Various useful information was obtained from the datasets using data mining techniques. The
findings from this study can guide decision-making authorities to make better policies for
preventing severe crashes in road accidents in India. In this study, two different non-parametric
approaches were implemented to model the severity level of injuries taking place in crashes
during road accidents in India. The performance of each model was estimated and from the
study and it can be deduced that XGBoost was the
overall better performer for identifying factors influencing severity in the crash data. The results
showed that area type, type of traffic control, weekday and speed limit are significant
contributors to severe crashes. The above approaches used in the study have provided a
reasonable estimate of the severity level in traffic crashes. These approaches capture the
underlying relationship between the injury severity and the factors affecting severity. The
decision-making authorities can use the knowledge of these factors to make relevant traffic
policies and safety plan to reduce the fatalities and injuries on the roads.

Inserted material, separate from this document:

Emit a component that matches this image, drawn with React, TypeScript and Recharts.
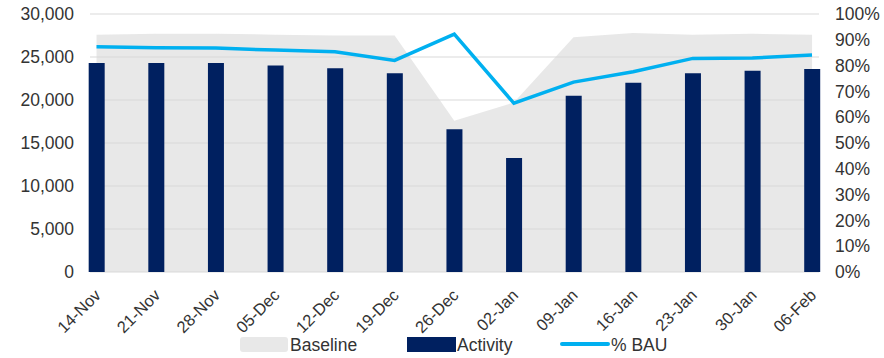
import React from 'react';
import { ComposedChart, Area, Bar, Line, XAxis, YAxis, CartesianGrid } from 'recharts';

const weeks = ['14-Nov', '21-Nov', '28-Nov', '05-Dec', '12-Dec', '19-Dec', '26-Dec', '02-Jan', '09-Jan', '16-Jan', '23-Jan', '30-Jan', '06-Feb'];
const baseline = [27600, 27700, 27700, 27600, 27500, 27500, 17600, 19700, 27300, 27800, 27600, 27700, 27600];
const activity = [24300, 24300, 24300, 24000, 23700, 23100, 16600, 13250, 20500, 22000, 23100, 23400, 23600];
const bau = [87.3, 86.9, 86.8, 86.0, 85.4, 82.0, 92.2, 65.4, 73.6, 77.6, 82.8, 82.9, 84.1];

const leftTicks = [0, 5000, 10000, 15000, 20000, 25000, 30000];
const rightTicks = [0, 10, 20, 30, 40, 50, 60, 70, 80, 90, 100];

const data = weeks.map((w, i) => ({ idx: i, week: w, baseline: baseline[i], activity: activity[i], bau: bau[i] }));

const FONT = '"Liberation Sans", Arial, sans-serif';
const TEXT = '#333333';

const legendText: React.CSSProperties = {
  position: 'absolute',
  top: 335,
  fontSize: 17.5,
  lineHeight: '20px',
  color: TEXT,
  fontFamily: FONT,
};

export default function App() {
  return (
    <div style={{ position: 'absolute', left: 0, top: 0, width: 884, height: 358, background: '#fff' }}>
      <ComposedChart width={884} height={358} data={data} margin={{ top: 14, right: 0, bottom: 0, left: 0 }}>
        <CartesianGrid yAxisId="left" vertical={false} stroke="#d9d9d9" strokeWidth={1.2} />
        <XAxis
          dataKey="idx"
          type="number"
          domain={[-0.109, 12.117]}
          ticks={weeks.map((_, i) => i)}
          tickFormatter={(v: number) => weeks[v]}
          interval={0}
          axisLine={false}
          tickLine={false}
          tickSize={0}
          tickMargin={16}
          angle={-45}
          textAnchor="end"
          height={86}
          tick={{ fontSize: 16.5, fill: TEXT, fontFamily: FONT, dx: -3 }}
        />
        <YAxis
          yAxisId="left"
          domain={[0, 30000]}
          ticks={leftTicks}
          interval={0}
          tickFormatter={(v: number) => v.toLocaleString('en-US')}
          axisLine={false}
          tickLine={false}
          tickSize={0}
          tickMargin={16}
          width={90}
          tick={{ fontSize: 17.5, fill: TEXT, fontFamily: FONT }}
        />
        <YAxis
          yAxisId="right"
          orientation="right"
          domain={[0, 100]}
          ticks={rightTicks}
          interval={0}
          tickFormatter={(v: number) => `${v}%`}
          axisLine={false}
          tickLine={false}
          tickSize={0}
          tickMargin={16}
          width={65}
          tick={{ fontSize: 17.5, fill: TEXT, fontFamily: FONT, textAnchor: 'start' }}
        />
        <Area
          yAxisId="left"
          type="linear"
          dataKey="baseline"
          name="Baseline"
          fill="#d9d9d9"
          fillOpacity={0.6}
          stroke="none"
          isAnimationActive={false}
        />
        <Bar yAxisId="left" dataKey="activity" name="Activity" fill="#002060" barSize={16} isAnimationActive={false} />
        <Line
          yAxisId="right"
          type="linear"
          dataKey="bau"
          name="% BAU"
          stroke="#00b0f0"
          strokeWidth={3.5}
          dot={false}
          activeDot={false}
          isAnimationActive={false}
        />
      </ComposedChart>

      {/* legend */}
      <div style={{ position: 'absolute', left: 240, top: 337, width: 48, height: 15, background: '#e8e8e8', borderRadius: 3 }} />
      <div style={{ ...legendText, left: 290 }}>Baseline</div>
      <div style={{ position: 'absolute', left: 407, top: 337, width: 49, height: 15, background: '#002060' }} />
      <div style={{ ...legendText, left: 457 }}>Activity</div>
      <div style={{ position: 'absolute', left: 560, top: 342, width: 50, height: 4, background: '#00b0f0', borderRadius: 2 }} />
      <div style={{ ...legendText, left: 611 }}>% BAU</div>
    </div>
  );
}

From the study, it emerged that, India being a developing country, lacks many basic
infrastructural facilities. From the result, it is evident that there is a serious need for pedestrian
facilities like subway, FOB, sidewalks, pedestrian traffic lights, and others. Moreover, lack of
proper traffic control had led to an increase in wrong turns, overtaking and over speeding near
the intersections. Another interesting observation was that the absence of an appropriate speed
limit was also one of the key determinants that influenced the severity of the crashes. This
highlights that there are several stretches on roads where there is a need to control speed. The
insights from the study can help the concerned authorities in decision-making
policies and establishing safety plans. This study can help in prioritizing the critical issues
common to the crash-prone locations on the highways and can help in designing specific
countermeasures based on the distinctive safety deficiencies. For example, from the results, it
can be suggested that law enforcement needs to be intensified for the adherence to traffic rules
near the intersections. In this context, CCTV cameras can be installed at the major intersections
to detect over speeding, unsafe overtaking and lane changing. Similarly, providing adequate
pedestrian facilities near the built-up areas can also help to cut down the severe crash counts.
Even low-cost intelligent transportation system (ITS) solutions can be designed to warn vehicles
of the presence of pedestrians on the crosswalks on highways. This study also highlights that
over speeding should be controlled by providing traffic calming measure or posted speed limit
sign, which can reduce the proportion of severe accident on such highways. From this, it can
be concluded that the non-parametric approaches are good techniques, which can be engaged
in the studies in the field of transportation and safety.